## WHAT TO DO
Skip the pictures, please, and write out exactly the lines from the opening of the data through the line containing "(0,0) rectangle (2089,960);".
━━━
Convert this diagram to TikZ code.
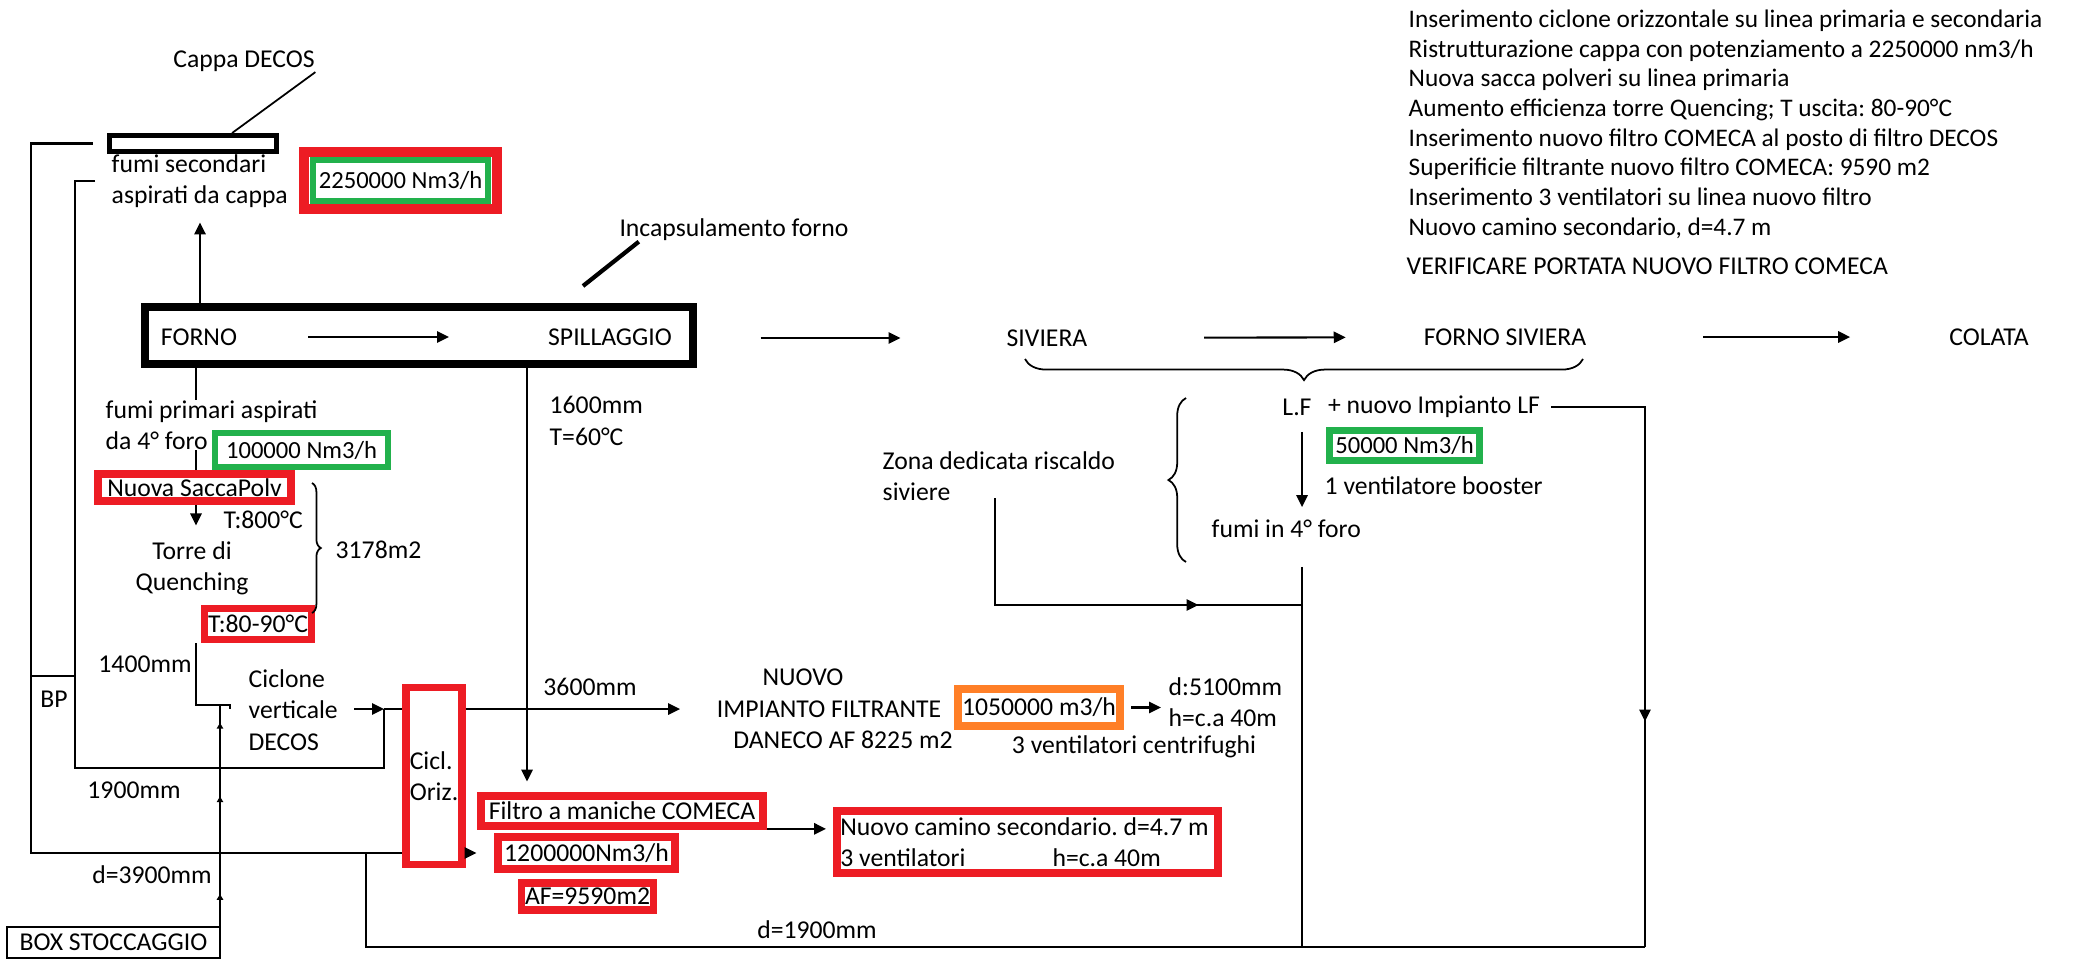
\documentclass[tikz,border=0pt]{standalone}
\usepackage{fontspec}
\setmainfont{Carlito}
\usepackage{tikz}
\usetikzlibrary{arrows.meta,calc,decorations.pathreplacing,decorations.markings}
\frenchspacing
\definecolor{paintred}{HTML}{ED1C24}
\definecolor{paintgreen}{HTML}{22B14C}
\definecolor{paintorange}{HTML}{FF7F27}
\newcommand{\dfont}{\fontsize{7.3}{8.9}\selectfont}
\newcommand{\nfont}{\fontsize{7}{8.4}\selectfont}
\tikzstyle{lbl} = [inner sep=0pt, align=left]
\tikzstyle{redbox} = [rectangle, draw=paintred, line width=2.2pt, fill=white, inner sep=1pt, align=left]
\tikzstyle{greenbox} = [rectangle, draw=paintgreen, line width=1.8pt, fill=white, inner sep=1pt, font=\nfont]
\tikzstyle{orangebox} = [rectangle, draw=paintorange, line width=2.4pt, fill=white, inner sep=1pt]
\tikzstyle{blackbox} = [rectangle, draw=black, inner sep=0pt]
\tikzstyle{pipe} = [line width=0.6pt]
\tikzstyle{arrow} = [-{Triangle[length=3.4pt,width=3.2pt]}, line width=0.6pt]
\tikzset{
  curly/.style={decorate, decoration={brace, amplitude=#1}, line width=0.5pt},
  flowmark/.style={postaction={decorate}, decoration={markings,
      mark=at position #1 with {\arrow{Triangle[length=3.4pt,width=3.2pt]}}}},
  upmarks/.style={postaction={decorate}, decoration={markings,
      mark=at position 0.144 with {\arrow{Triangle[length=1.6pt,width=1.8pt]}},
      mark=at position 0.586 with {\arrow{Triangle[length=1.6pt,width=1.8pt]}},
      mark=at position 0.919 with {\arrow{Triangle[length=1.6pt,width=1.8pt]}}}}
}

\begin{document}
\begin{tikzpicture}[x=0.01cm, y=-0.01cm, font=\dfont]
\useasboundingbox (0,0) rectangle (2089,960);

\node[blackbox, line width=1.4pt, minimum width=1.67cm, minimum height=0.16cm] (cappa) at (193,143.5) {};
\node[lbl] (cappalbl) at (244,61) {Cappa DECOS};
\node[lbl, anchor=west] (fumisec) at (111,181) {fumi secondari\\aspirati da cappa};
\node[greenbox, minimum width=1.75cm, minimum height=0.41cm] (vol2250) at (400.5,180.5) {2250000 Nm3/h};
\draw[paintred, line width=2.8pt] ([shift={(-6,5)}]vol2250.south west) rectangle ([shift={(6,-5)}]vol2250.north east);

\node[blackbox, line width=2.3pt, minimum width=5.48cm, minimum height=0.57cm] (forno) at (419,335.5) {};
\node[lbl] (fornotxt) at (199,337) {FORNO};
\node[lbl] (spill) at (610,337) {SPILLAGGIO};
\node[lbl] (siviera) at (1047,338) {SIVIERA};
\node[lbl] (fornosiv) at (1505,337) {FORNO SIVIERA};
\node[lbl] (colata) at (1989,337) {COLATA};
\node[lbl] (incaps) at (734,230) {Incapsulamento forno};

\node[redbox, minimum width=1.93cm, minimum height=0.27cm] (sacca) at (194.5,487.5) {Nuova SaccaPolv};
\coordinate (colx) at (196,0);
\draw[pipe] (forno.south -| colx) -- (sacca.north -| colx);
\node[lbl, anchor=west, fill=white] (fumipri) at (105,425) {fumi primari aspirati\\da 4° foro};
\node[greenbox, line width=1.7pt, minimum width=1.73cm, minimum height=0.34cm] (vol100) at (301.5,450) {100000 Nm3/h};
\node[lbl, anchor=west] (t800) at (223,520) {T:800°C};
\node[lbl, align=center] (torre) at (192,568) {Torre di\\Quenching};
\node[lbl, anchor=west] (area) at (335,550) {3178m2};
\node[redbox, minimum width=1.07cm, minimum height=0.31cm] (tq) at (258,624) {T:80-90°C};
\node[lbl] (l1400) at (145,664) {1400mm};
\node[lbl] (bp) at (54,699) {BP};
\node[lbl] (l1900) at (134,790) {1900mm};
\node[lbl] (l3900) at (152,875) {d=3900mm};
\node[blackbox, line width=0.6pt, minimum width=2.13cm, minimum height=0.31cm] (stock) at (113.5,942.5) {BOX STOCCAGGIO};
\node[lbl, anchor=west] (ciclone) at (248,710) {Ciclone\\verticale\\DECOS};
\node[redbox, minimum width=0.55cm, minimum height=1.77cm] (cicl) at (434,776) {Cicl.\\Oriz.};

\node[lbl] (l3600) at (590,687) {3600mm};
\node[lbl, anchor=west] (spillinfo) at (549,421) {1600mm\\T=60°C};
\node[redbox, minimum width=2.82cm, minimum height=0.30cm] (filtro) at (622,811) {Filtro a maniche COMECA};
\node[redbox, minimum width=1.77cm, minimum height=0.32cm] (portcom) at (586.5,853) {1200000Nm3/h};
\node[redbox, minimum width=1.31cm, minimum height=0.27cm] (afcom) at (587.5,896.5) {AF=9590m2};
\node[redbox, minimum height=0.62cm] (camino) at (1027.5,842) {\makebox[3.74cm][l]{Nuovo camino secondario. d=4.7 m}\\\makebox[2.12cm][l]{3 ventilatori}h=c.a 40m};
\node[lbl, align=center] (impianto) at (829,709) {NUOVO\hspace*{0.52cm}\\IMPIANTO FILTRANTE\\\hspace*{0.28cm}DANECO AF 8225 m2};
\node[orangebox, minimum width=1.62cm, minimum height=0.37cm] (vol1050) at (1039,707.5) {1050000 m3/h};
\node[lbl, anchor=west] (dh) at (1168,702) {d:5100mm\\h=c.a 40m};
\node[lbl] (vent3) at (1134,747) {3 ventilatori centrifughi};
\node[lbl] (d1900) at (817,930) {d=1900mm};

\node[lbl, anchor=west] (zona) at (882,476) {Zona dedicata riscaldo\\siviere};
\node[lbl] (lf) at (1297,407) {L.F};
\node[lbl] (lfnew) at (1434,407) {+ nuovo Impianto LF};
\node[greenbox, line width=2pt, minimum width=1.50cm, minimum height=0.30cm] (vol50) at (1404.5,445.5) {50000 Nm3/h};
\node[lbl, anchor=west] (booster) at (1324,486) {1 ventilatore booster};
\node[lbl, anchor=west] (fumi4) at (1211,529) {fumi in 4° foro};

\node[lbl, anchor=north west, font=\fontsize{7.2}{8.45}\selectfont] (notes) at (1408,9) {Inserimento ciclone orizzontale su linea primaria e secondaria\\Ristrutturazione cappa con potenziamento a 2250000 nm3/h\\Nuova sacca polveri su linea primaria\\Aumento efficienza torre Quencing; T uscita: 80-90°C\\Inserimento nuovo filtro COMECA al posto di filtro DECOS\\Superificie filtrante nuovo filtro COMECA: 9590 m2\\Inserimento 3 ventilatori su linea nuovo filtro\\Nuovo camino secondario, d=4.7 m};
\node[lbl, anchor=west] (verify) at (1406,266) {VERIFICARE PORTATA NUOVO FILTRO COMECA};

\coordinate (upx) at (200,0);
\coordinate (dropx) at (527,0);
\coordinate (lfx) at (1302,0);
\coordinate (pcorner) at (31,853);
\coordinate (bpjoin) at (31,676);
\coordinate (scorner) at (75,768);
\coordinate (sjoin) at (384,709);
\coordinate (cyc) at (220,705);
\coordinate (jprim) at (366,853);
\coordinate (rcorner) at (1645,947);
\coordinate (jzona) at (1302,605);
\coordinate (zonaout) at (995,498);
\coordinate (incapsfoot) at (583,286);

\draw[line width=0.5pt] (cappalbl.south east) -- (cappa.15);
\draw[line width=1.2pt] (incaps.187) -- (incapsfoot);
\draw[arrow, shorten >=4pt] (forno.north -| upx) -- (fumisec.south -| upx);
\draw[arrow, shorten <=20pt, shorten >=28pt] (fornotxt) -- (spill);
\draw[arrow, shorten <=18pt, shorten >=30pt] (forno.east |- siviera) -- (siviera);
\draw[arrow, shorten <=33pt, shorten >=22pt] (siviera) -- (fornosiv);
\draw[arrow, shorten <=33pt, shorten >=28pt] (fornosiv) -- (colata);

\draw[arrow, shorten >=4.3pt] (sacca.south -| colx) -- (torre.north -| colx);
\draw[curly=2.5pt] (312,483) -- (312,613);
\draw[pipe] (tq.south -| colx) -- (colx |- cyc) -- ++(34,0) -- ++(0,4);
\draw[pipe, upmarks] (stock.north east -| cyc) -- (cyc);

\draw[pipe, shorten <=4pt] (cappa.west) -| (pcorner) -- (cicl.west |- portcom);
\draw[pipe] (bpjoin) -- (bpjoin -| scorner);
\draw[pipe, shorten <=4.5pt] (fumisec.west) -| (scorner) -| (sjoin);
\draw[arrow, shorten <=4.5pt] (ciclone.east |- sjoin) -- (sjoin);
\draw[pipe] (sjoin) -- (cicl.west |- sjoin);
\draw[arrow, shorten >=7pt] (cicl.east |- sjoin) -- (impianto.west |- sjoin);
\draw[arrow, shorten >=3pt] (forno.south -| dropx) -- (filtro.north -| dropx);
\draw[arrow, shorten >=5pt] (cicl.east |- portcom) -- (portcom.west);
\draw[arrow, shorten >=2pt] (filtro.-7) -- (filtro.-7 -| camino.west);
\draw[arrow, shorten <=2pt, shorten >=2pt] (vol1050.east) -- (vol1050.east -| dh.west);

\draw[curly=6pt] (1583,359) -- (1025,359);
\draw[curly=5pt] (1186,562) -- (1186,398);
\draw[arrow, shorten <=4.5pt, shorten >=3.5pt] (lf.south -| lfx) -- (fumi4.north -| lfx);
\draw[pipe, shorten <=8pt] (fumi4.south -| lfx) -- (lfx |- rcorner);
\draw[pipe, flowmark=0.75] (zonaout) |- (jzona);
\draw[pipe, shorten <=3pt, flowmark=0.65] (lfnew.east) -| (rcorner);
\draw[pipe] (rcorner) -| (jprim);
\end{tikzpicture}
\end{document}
━━━
## FULL SOLUTION
Convert this diagram to TikZ code.
\documentclass[tikz,border=0pt]{standalone}
\usepackage{fontspec}
\setmainfont{Carlito}
\usepackage{tikz}
\usetikzlibrary{arrows.meta,calc,decorations.pathreplacing,decorations.markings}
\frenchspacing
\definecolor{paintred}{HTML}{ED1C24}
\definecolor{paintgreen}{HTML}{22B14C}
\definecolor{paintorange}{HTML}{FF7F27}
\newcommand{\dfont}{\fontsize{7.3}{8.9}\selectfont}
\newcommand{\nfont}{\fontsize{7}{8.4}\selectfont}
\tikzstyle{lbl} = [inner sep=0pt, align=left]
\tikzstyle{redbox} = [rectangle, draw=paintred, line width=2.2pt, fill=white, inner sep=1pt, align=left]
\tikzstyle{greenbox} = [rectangle, draw=paintgreen, line width=1.8pt, fill=white, inner sep=1pt, font=\nfont]
\tikzstyle{orangebox} = [rectangle, draw=paintorange, line width=2.4pt, fill=white, inner sep=1pt]
\tikzstyle{blackbox} = [rectangle, draw=black, inner sep=0pt]
\tikzstyle{pipe} = [line width=0.6pt]
\tikzstyle{arrow} = [-{Triangle[length=3.4pt,width=3.2pt]}, line width=0.6pt]
\tikzset{
  curly/.style={decorate, decoration={brace, amplitude=#1}, line width=0.5pt},
  flowmark/.style={postaction={decorate}, decoration={markings,
      mark=at position #1 with {\arrow{Triangle[length=3.4pt,width=3.2pt]}}}},
  upmarks/.style={postaction={decorate}, decoration={markings,
      mark=at position 0.144 with {\arrow{Triangle[length=1.6pt,width=1.8pt]}},
      mark=at position 0.586 with {\arrow{Triangle[length=1.6pt,width=1.8pt]}},
      mark=at position 0.919 with {\arrow{Triangle[length=1.6pt,width=1.8pt]}}}}
}

\begin{document}
\begin{tikzpicture}[x=0.01cm, y=-0.01cm, font=\dfont]
\useasboundingbox (0,0) rectangle (2089,960);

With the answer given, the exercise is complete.